- Chinese authorities scrapped their plans to buy stocks on a large scale to prop up the ailing equities market, the Financial Times reports. State investment funds and institutions have so far poured around $200 billion in the stock market without being able to stop the fall. The Chinese government will now focus on punishing those it sees responsible for "destabilizing the market." Asian stocks were set for their worst monthly drop in three years on Monday.
- Federal Reserve officials have signaled that their plans to raise interest rates before the end of the year are unchanged despite global market woes, the Wall Street Journal reports after the Jackson Hole annual meeting. "There is good reason to believe that inflation will move higher as the forces holding inflation down -- oil prices and import prices, particularly -- dissipate further," Fed Vice Chairman Stanley Fischer said at the weekend symposium.
- Japan's industrial output unexpectedly fell in July, signaling that the economy's troubles could be set to continue despite record money-printing. The 0.6% decline in output in July was much worse than the median estimate by an economists poll for a 0.1% increase, and follows a 1.1% rise in June.
- France's economy minister Emmanuel Macron said the eurozone needs to evolve to include fiscal transfers among members or risk destroying itself. He made the remarks in an interview with a German newspaper. German politicians are strongly opposed to fiscal transfers, because they believe Germany will end up covering the budget gaps of weaker members of the currency union.

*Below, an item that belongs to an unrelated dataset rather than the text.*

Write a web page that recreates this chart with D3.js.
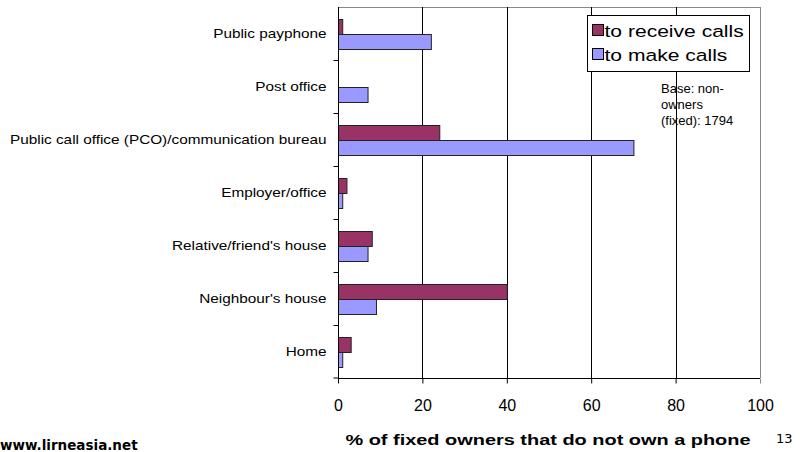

- Italian energy company Eni (E) said it discovered a giant gas field in the Mediterranean Sea off the coast of Egypt, which would give a much-needed boost to the country's fragile economy. Eni said the discovery could become "one of the world's largest natural gas finds" and that the field could hold as much as 5.5 billion barrels of oil equivalent and could offer an alternative supply to Europe, lessening its reliance on Russian gas.